Dans ce second volume, l’histoire évolue, s’approfondit et devient encore plus mature. Hiroaki Samura réussit à nous intéresser à son scénario, bien qu’il s’agisse de l’histoire d’un être immortel. En effet, l’histoire peut sembler très convenue, avec un personnage sans limites et invincible, mais il n’en est rien. Manji, bien qu’immortel, ressent la douleur, le doute et sera même mis à mal; bref, c’est un personnage très humain. L’immortalité n’est pas ici une option de facilité de l’auteur de manière à créer des combats rapides et un héros intouchable, au contraire, elle sert au synopsis. L’immortalité est quelque chose que l’on souhaiterait, mais qu’en pensent ceux qui la possèdent ? Ce seinen manga est parsemé de ce genre de réflexions et nous pousse à réfléchir à notre tour (Lin : « Certains vivent sans atteindre leur but et les immortels vivent longtemps en sachant qu’ils ne l’atteindront pas… Qui est le plus malheureux ? »). Très vaste et profond, ce scénario ne nous ennuiera pas un moment grâce aux réflexions proposées et à la justesse des propos.
Après avoir lu le premier tome, nous pensons nous habituer au style graphique, mais il n’en est rien. En ouvrant cet album et en en parcourant les pages, nous sommes ébahis par tant de beauté, par un style si réussi et atypique. Tout d’abord, l’auteur dessine avec talent l’époque dans laquelle se déroule l’histoire, l’ère Edo semble parfaitement représentée, beaucoup de documentation a du être nécessaire pour cela. Mais au delà de ces sublimes décors, il dépeint une galerie de personnages variés, stylés et extrêmement détaillés. Détaillé, fouillis, recherché, sublime, violent, beau, poétique, tant de mots pour exprimer ce que nous ressentons devant le dessin de L’Habitant de l’Infini.

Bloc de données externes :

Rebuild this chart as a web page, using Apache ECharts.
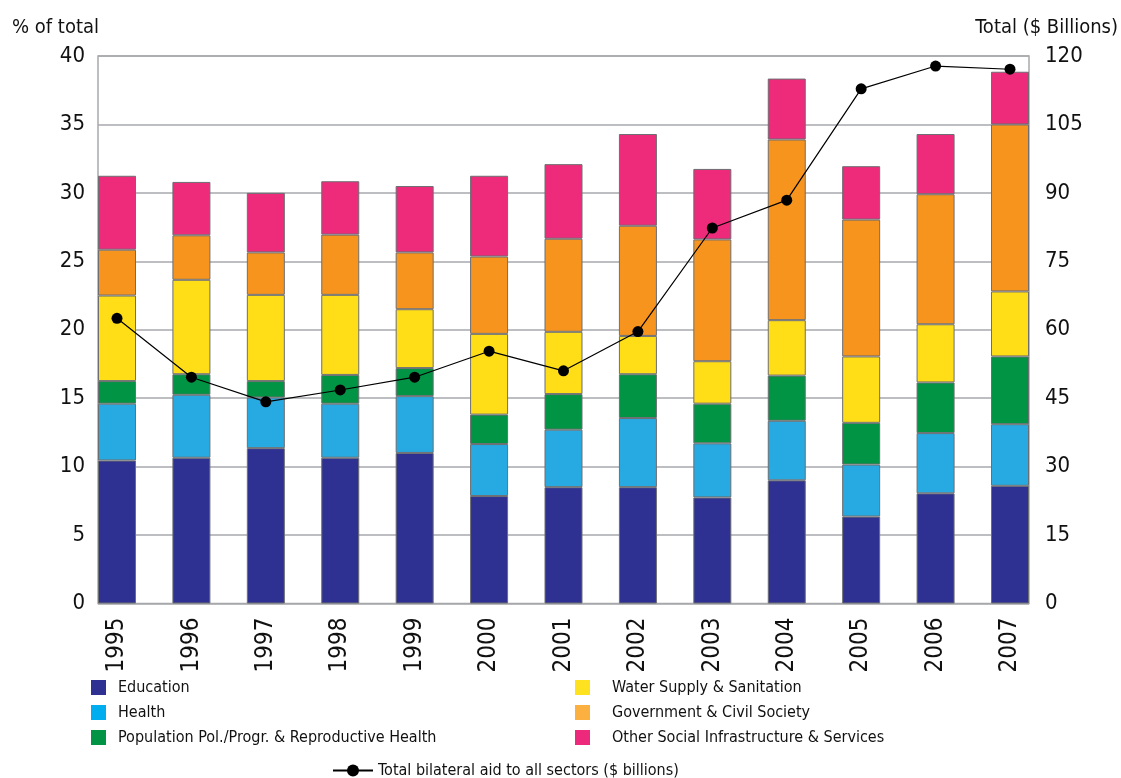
<!DOCTYPE html>
<html>
<head>
<meta charset="utf-8">
<script src="https://cdn.jsdelivr.net/npm/echarts@6/dist/echarts.min.js"></script>
<style>
html,body{margin:0;padding:0;background:#fff;}
#chart{width:1121px;height:778px;}
</style>
</head>
<body>
<div id="chart"></div>
<script>
const years = ['1995','1996','1997','1998','1999','2000','2001','2002','2003','2004','2005','2006','2007'];
const education  = [10.45,10.65,11.35,10.65,11.0,7.85,8.5,8.5,7.75,9.0,6.35,8.05,8.6];
const health     = [4.15,4.6,3.7,3.95,4.15,3.8,4.2,5.05,3.95,4.35,3.8,4.4,4.5];
const population = [1.65,1.5,1.2,2.1,2.05,2.15,2.6,3.2,2.9,3.3,3.05,3.7,4.95];
const water      = [6.25,6.9,6.3,5.85,4.3,5.9,4.55,2.8,3.1,4.05,4.85,4.25,4.75];
const government = [3.35,3.25,3.1,4.4,4.15,5.65,6.8,8.05,8.9,13.2,10.0,9.5,12.2];
const otherSocial= [5.4,3.9,4.35,3.9,4.85,5.9,5.45,6.7,5.15,4.45,3.9,4.4,3.85];
const totalAid   = [62.5,49.6,44.2,46.8,49.6,55.3,51.0,59.6,82.3,88.4,112.8,117.8,117.1];
const leftTicks  = [0,40,5];   // min, max, interval (% of total)
const rightTicks = [0,120,15]; // min, max, interval ($ billions)

const FONT = "'DejaVu Sans Condensed','Liberation Sans Narrow','Liberation Sans',sans-serif";
const names = ['Education','Health','Population Pol./Progr. & Reproductive Health','Water Supply & Sanitation','Government & Civil Society','Other Social Infrastructure & Services'];
const colors = ['#2E3192','#27AAE1','#009444','#FFDE17','#F7941D','#EE2A7B'];
const legendColors = ['#2E3192','#00AEEF','#009444','#FFE21F','#FBB040','#EC297B'];
const dataSets = [education,health,population,water,government,otherSocial];
const lineName = 'Total bilateral aid to all sectors ($ billions)';

const chart = echarts.init(document.getElementById('chart'), null, {renderer:'canvas'});
const gridTop = 56, gridBottom = 174.5;

const barSeries = names.map((n,i)=>({
  name:n, type:'bar', stack:'s', xAxisIndex:1, yAxisIndex:2,
  barWidth:38,
  itemStyle:{color:colors[i], borderColor:'#6D6E71', borderWidth:1},
  data: dataSets[i]
}));

const legText = {fontSize:16, color:'#111', fontFamily:FONT, lineHeight:15};

chart.setOption({
  animation:false,
  backgroundColor:'#fff',
  grid:[
    {left:98, right:92, top:gridTop, bottom:gridBottom, show:true, borderColor:'#A7A9AC', borderWidth:1.5, backgroundColor:'transparent'},
    {left:117, right:111, top:gridTop, bottom:gridBottom}
  ],
  xAxis:[
    {type:'value', gridIndex:0, min:0, max:1, show:false},
    {type:'category', gridIndex:1, data:years, boundaryGap:false,
     axisLine:{show:false}, axisTick:{show:false},
     axisLabel:{rotate:90, margin:14, fontSize:24, color:'#111', fontFamily:FONT, interval:0}}
  ],
  yAxis:[
    {type:'value', gridIndex:0, min:leftTicks[0], max:leftTicks[1], interval:leftTicks[2], position:'left',
     name:'% of total', nameLocation:'end', nameGap:18,
     nameTextStyle:{fontSize:20, color:'#111', fontFamily:FONT, align:'right', padding:[0,-1,0,0]},
     axisLine:{show:false}, axisTick:{show:false},
     axisLabel:{fontSize:22, color:'#111', fontFamily:FONT, margin:13},
     splitLine:{lineStyle:{color:'#A7A9AC', width:1.5}}},
    {type:'value', gridIndex:0, min:rightTicks[0], max:rightTicks[1], interval:rightTicks[2], position:'right',
     name:'Total ($ Billions)', nameLocation:'end', nameGap:18,
     nameTextStyle:{fontSize:20, color:'#111', fontFamily:FONT, align:'right', padding:[0,-89,0,0]},
     axisLine:{show:false}, axisTick:{show:false},
     axisLabel:{fontSize:22, color:'#111', fontFamily:FONT, margin:16},
     splitLine:{show:false}},
    {type:'value', gridIndex:1, min:leftTicks[0], max:leftTicks[1], show:false},
    {type:'value', gridIndex:1, min:rightTicks[0], max:rightTicks[1], show:false}
  ],
  legend:[
    {left:86, top:674.5, orient:'vertical', icon:'rect', itemWidth:15, itemHeight:15, itemGap:9,
     textStyle:Object.assign({padding:[0,0,0,7]}, legText),
     data:names.slice(0,3).map((n,i)=>({name:n, itemStyle:{color:legendColors[i], borderWidth:0}})),
     selectedMode:false},
    {left:570, top:674.5, orient:'vertical', icon:'rect', itemWidth:15, itemHeight:15, itemGap:9,
     textStyle:Object.assign({padding:[0,0,0,17]}, legText),
     data:names.slice(3).map((n,i)=>({name:n, itemStyle:{color:legendColors[i+3], borderWidth:0}})),
     selectedMode:false},
    {left:327, top:757.5, itemWidth:40, itemHeight:15,
     textStyle:Object.assign({padding:[0,0,0,0]}, legText),
     data:[lineName], selectedMode:false}
  ],
  series:[
    ...barSeries,
    {name:lineName, type:'line', xAxisIndex:1, yAxisIndex:3, data:totalAid,
     symbol:'circle', symbolSize:11, z:10,
     lineStyle:{color:'#000', width:1.2}, itemStyle:{color:'#000'}}
  ]
});
</script>
</body>
</html>
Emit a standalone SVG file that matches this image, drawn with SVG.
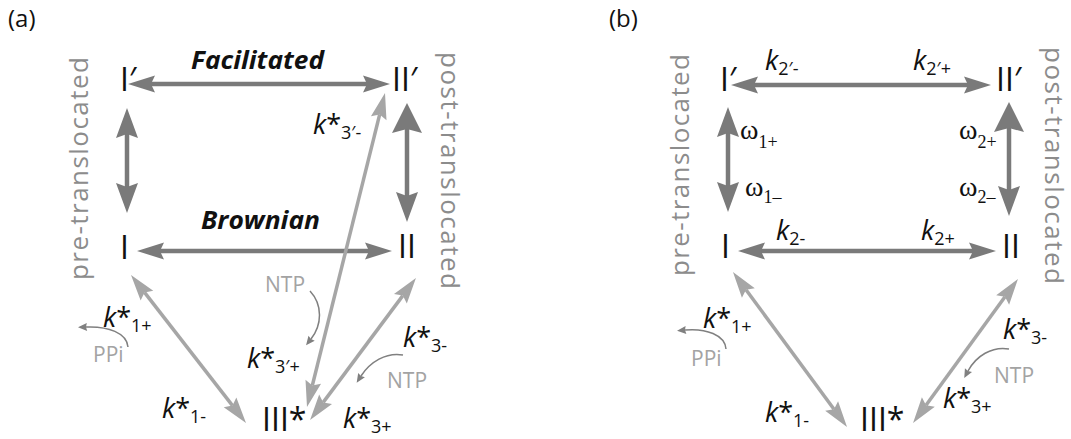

Grâce à cet effet crayonné et son découpage ultra dynamique et percutant, Samura arrive à nous entraîner dans un monde qui n’est pas notre, à totalement nous faire entrer dans son histoire. L’ambiance du Japon médiéval est très dure, une époque où la loi du plus fort existait encore et où les combats étaient légions. L’auteur la décrit à merveille à l’aide d’une représentation graphique excellente et réaliste à la fois, mais aussi grâce à de judicieuses remarques, questionnements intéressants et un talent incontestable pour narrer une histoire.
En l’espace de deux volumes, nous avons déjà fait la connaissance de très nombreux personnages. La galerie représentée est composée de protagonistes normaux, et d’autres beaucoup plus fous et intéressants. Ainsi, lire les conversations entre Manji et Eikû Shizuma s’avère vraiment intéressant tant ils font preuve de bon sens et de démesure (surtout Shizuma qui est très paradoxal). De plus, nous pouvons sentir que leur psychologie s’est creusée et que d’ici quelques temps, nous en saurons plus sur eux, et nous y attacherons bien plus.
Comme dit pour le premier tome, si l’histoire semble au départ peu originale, nous changeons vite d’avis devant de tels dialogues, réflexions et des personnages à la fois charismatiques et complexes. A l’aide de son coup de crayon vif et puissant, Samura nous raconte une sombre et violente histoire de vengeance qui, au fil des tomes, ne cessera de nous surprendre… Aucun doute à se faire à ce sujet, l’auteur est plein d’idées et fait preuve de beaucoup d’inventivité.
De la lecture de cette œuvre, nous sortons complètement retournés, intrigués et fascinés à la fois. Hiroaki Samura fait preuve d’une incroyable rigueur dans son travail, tant sur le plan graphique que scénaristique, et nous le ressentons. Ce seinen manga très mature sort des sentiers battus et saura vous faire passer un très agréable moment. Bourré d’aspects novateurs, L’Habitant de l’Infini s’inscrit décidément parmi les titres à posséder à tout prix. A mes yeux, il s’agit de l’un des meilleurs seinen du marché français et bien que le prix soit élevé, je doute que vous regrettiez votre achat.